→ **Required task**
Images should be left out, and everything else in the listing reproduced exactly.

◆ ◆ ◆ ◆ ◆

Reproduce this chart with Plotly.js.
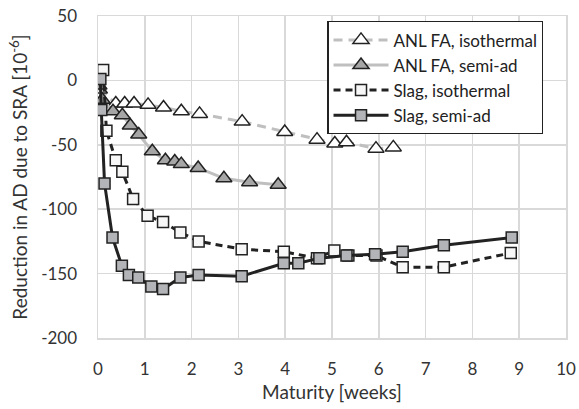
<!DOCTYPE html>
<html>
<head>
<meta charset="utf-8">
<script src="https://cdn.plot.ly/plotly-3.0.1.min.js"></script>
<style>
  html, body { margin: 0; padding: 0; background: #fff; }
  #chart { width: 579px; height: 409px; }
</style>
</head>
<body>
<div id="chart"></div>
<script>
// Maturity in weeks and reduction in autogenous deformation (10^-6)
const anlIsoX   = [0.03, 0.38, 0.57, 0.77, 1.07, 1.40, 1.78, 2.17, 3.08, 3.99, 4.68, 5.06, 5.31, 5.94, 6.31];
const anlIsoY   = [-7, -18, -18, -18, -19, -21, -24, -26, -32, -40, -46, -49, -48, -53, -52];

const anlSemiX  = [0.02, 0.09, 0.32, 0.52, 0.69, 0.87, 1.16, 1.44, 1.64, 1.78, 2.14, 2.69, 3.24, 3.85];
const anlSemiY  = [-4, -15, -24, -27, -35, -42, -55, -62, -63, -65, -68, -76, -79, -81];

const slagIsoX  = [0.0, 0.11, 0.18, 0.38, 0.52, 0.75, 1.06, 1.39, 1.76, 2.15, 3.07, 3.97, 4.68, 5.05, 5.35, 5.95, 6.51, 7.39, 8.82];
const slagIsoY  = [2, 8, -39, -62, -71, -92, -105, -110, -118, -125, -131, -133, -138, -132, -136, -136, -145, -145, -134];

const slagSemiX = [0.05, 0.07, 0.14, 0.31, 0.51, 0.66, 0.86, 1.14, 1.39, 1.76, 2.15, 3.07, 3.97, 4.28, 4.73, 5.31, 5.92, 6.51, 7.39, 8.84];
const slagSemiY = [1, -23, -80, -122, -144, -151, -153, -160, -162, -153, -151, -152, -142, -142, -138, -136, -135, -133, -128, -122];

const seriesNames = ['ANL FA, isothermal', 'ANL FA, semi-ad', 'Slag, isothermal', 'Slag, semi-ad'];
const xTicks = [0, 1, 2, 3, 4, 5, 6, 7, 8, 9, 10];
const yTicks = [50, 0, -50, -100, -150, -200];

const FONT = 'Lato, "Open Sans", sans-serif';
const OUTLINE = '#222222';

function trace(x, y, name, lineColor, dash, symbol, fill, size, group) {
  return {
    type: 'scatter',
    mode: 'lines+markers',
    x: x, y: y, name: name,
    legendgroup: group,
    line: { color: lineColor, width: 3, dash: dash },
    marker: { symbol: symbol, size: size, color: fill, line: { color: OUTLINE, width: 1.5 } },
    hoverinfo: 'x+y+name'
  };
}

const data = [
  trace(anlIsoX, anlIsoY, seriesNames[0], '#bfbfbf', '9px,6px', 'triangle-up', '#ffffff', 14, 'a'),
  trace(anlSemiX, anlSemiY, seriesNames[1], '#bfbfbf', 'solid', 'triangle-up', '#a6a6a6', 14, 'b'),
  trace(slagIsoX, slagIsoY, seriesNames[2], '#222222', '7px,5px', 'square', '#f7f7f7', 11, 'c'),
  trace(slagSemiX, slagSemiY, seriesNames[3], '#222222', 'solid', 'square', '#b3b4b7', 11, 'd')
];

const gridColor = '#d9d9d9';

const layout = {
  width: 579, height: 409,
  margin: { l: 98, r: 13, t: 16, b: 71 },
  paper_bgcolor: '#ffffff',
  plot_bgcolor: '#ffffff',
  font: { family: FONT, size: 17, color: '#333333' },
  showlegend: true,
  legend: {
    x: 0.49, y: 0.984, xanchor: 'left', yanchor: 'top',
    bgcolor: '#ffffff', bordercolor: '#222222', borderwidth: 1.2,
    font: { family: FONT, size: 17, color: '#222222' },
    tracegroupgap: 6,
    itemwidth: 55,
    traceorder: 'normal'
  },
  xaxis: {
    range: [0, 10],
    tickvals: xTicks,
    ticktext: xTicks.map(String),
    showgrid: true, gridcolor: gridColor, gridwidth: 1.5,
    zeroline: false,
    showline: true, linecolor: gridColor, linewidth: 1.5, mirror: true,
    ticks: '', ticklabelstandoff: 15,
    tickfont: { family: FONT, size: 17, color: '#333333' },
    title: { text: 'Maturity [weeks]', font: { family: FONT, size: 19, color: '#333333' }, standoff: 8 },
    fixedrange: true
  },
  yaxis: {
    range: [-200, 50],
    tickvals: yTicks,
    ticktext: yTicks.map(String),
    showgrid: true, gridcolor: gridColor, gridwidth: 1.5,
    zeroline: false,
    showline: true, linecolor: gridColor, linewidth: 1.5, mirror: true,
    ticks: '', ticklabelstandoff: 16,
    tickfont: { family: FONT, size: 17, color: '#333333' },
    title: { text: 'Reduction in AD due to SRA [10<sup>-6</sup>]', font: { family: FONT, size: 19, color: '#333333' }, standoff: 8 },
    fixedrange: true
  }
};

Plotly.newPlot('chart', data, layout, { displayModeBar: false, staticPlot: true });
</script>
</body>
</html>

◆ ◆ ◆ ◆ ◆

→ **Reply to the task**
Reproduce this chart with Plotly.js.
<!DOCTYPE html>
<html>
<head>
<meta charset="utf-8">
<script src="https://cdn.plot.ly/plotly-3.0.1.min.js"></script>
<style>
  html, body { margin: 0; padding: 0; background: #fff; }
  #chart { width: 579px; height: 409px; }
</style>
</head>
<body>
<div id="chart"></div>
<script>
// Maturity in weeks and reduction in autogenous deformation (10^-6)
const anlIsoX   = [0.03, 0.38, 0.57, 0.77, 1.07, 1.40, 1.78, 2.17, 3.08, 3.99, 4.68, 5.06, 5.31, 5.94, 6.31];
const anlIsoY   = [-7, -18, -18, -18, -19, -21, -24, -26, -32, -40, -46, -49, -48, -53, -52];

const anlSemiX  = [0.02, 0.09, 0.32, 0.52, 0.69, 0.87, 1.16, 1.44, 1.64, 1.78, 2.14, 2.69, 3.24, 3.85];
const anlSemiY  = [-4, -15, -24, -27, -35, -42, -55, -62, -63, -65, -68, -76, -79, -81];

const slagIsoX  = [0.0, 0.11, 0.18, 0.38, 0.52, 0.75, 1.06, 1.39, 1.76, 2.15, 3.07, 3.97, 4.68, 5.05, 5.35, 5.95, 6.51, 7.39, 8.82];
const slagIsoY  = [2, 8, -39, -62, -71, -92, -105, -110, -118, -125, -131, -133, -138, -132, -136, -136, -145, -145, -134];

const slagSemiX = [0.05, 0.07, 0.14, 0.31, 0.51, 0.66, 0.86, 1.14, 1.39, 1.76, 2.15, 3.07, 3.97, 4.28, 4.73, 5.31, 5.92, 6.51, 7.39, 8.84];
const slagSemiY = [1, -23, -80, -122, -144, -151, -153, -160, -162, -153, -151, -152, -142, -142, -138, -136, -135, -133, -128, -122];

const seriesNames = ['ANL FA, isothermal', 'ANL FA, semi-ad', 'Slag, isothermal', 'Slag, semi-ad'];
const xTicks = [0, 1, 2, 3, 4, 5, 6, 7, 8, 9, 10];
const yTicks = [50, 0, -50, -100, -150, -200];

const FONT = 'Lato, "Open Sans", sans-serif';
const OUTLINE = '#222222';

function trace(x, y, name, lineColor, dash, symbol, fill, size, group) {
  return {
    type: 'scatter',
    mode: 'lines+markers',
    x: x, y: y, name: name,
    legendgroup: group,
    line: { color: lineColor, width: 3, dash: dash },
    marker: { symbol: symbol, size: size, color: fill, line: { color: OUTLINE, width: 1.5 } },
    hoverinfo: 'x+y+name'
  };
}

const data = [
  trace(anlIsoX, anlIsoY, seriesNames[0], '#bfbfbf', '9px,6px', 'triangle-up', '#ffffff', 14, 'a'),
  trace(anlSemiX, anlSemiY, seriesNames[1], '#bfbfbf', 'solid', 'triangle-up', '#a6a6a6', 14, 'b'),
  trace(slagIsoX, slagIsoY, seriesNames[2], '#222222', '7px,5px', 'square', '#f7f7f7', 11, 'c'),
  trace(slagSemiX, slagSemiY, seriesNames[3], '#222222', 'solid', 'square', '#b3b4b7', 11, 'd')
];

const gridColor = '#d9d9d9';

const layout = {
  width: 579, height: 409,
  margin: { l: 98, r: 13, t: 16, b: 71 },
  paper_bgcolor: '#ffffff',
  plot_bgcolor: '#ffffff',
  font: { family: FONT, size: 17, color: '#333333' },
  showlegend: true,
  legend: {
    x: 0.49, y: 0.984, xanchor: 'left', yanchor: 'top',
    bgcolor: '#ffffff', bordercolor: '#222222', borderwidth: 1.2,
    font: { family: FONT, size: 17, color: '#222222' },
    tracegroupgap: 6,
    itemwidth: 55,
    traceorder: 'normal'
  },
  xaxis: {
    range: [0, 10],
    tickvals: xTicks,
    ticktext: xTicks.map(String),
    showgrid: true, gridcolor: gridColor, gridwidth: 1.5,
    zeroline: false,
    showline: true, linecolor: gridColor, linewidth: 1.5, mirror: true,
    ticks: '', ticklabelstandoff: 15,
    tickfont: { family: FONT, size: 17, color: '#333333' },
    title: { text: 'Maturity [weeks]', font: { family: FONT, size: 19, color: '#333333' }, standoff: 8 },
    fixedrange: true
  },
  yaxis: {
    range: [-200, 50],
    tickvals: yTicks,
    ticktext: yTicks.map(String),
    showgrid: true, gridcolor: gridColor, gridwidth: 1.5,
    zeroline: false,
    showline: true, linecolor: gridColor, linewidth: 1.5, mirror: true,
    ticks: '', ticklabelstandoff: 16,
    tickfont: { family: FONT, size: 17, color: '#333333' },
    title: { text: 'Reduction in AD due to SRA [10<sup>-6</sup>]', font: { family: FONT, size: 19, color: '#333333' }, standoff: 8 },
    fixedrange: true
  }
};

Plotly.newPlot('chart', data, layout, { displayModeBar: false, staticPlot: true });
</script>
</body>
</html>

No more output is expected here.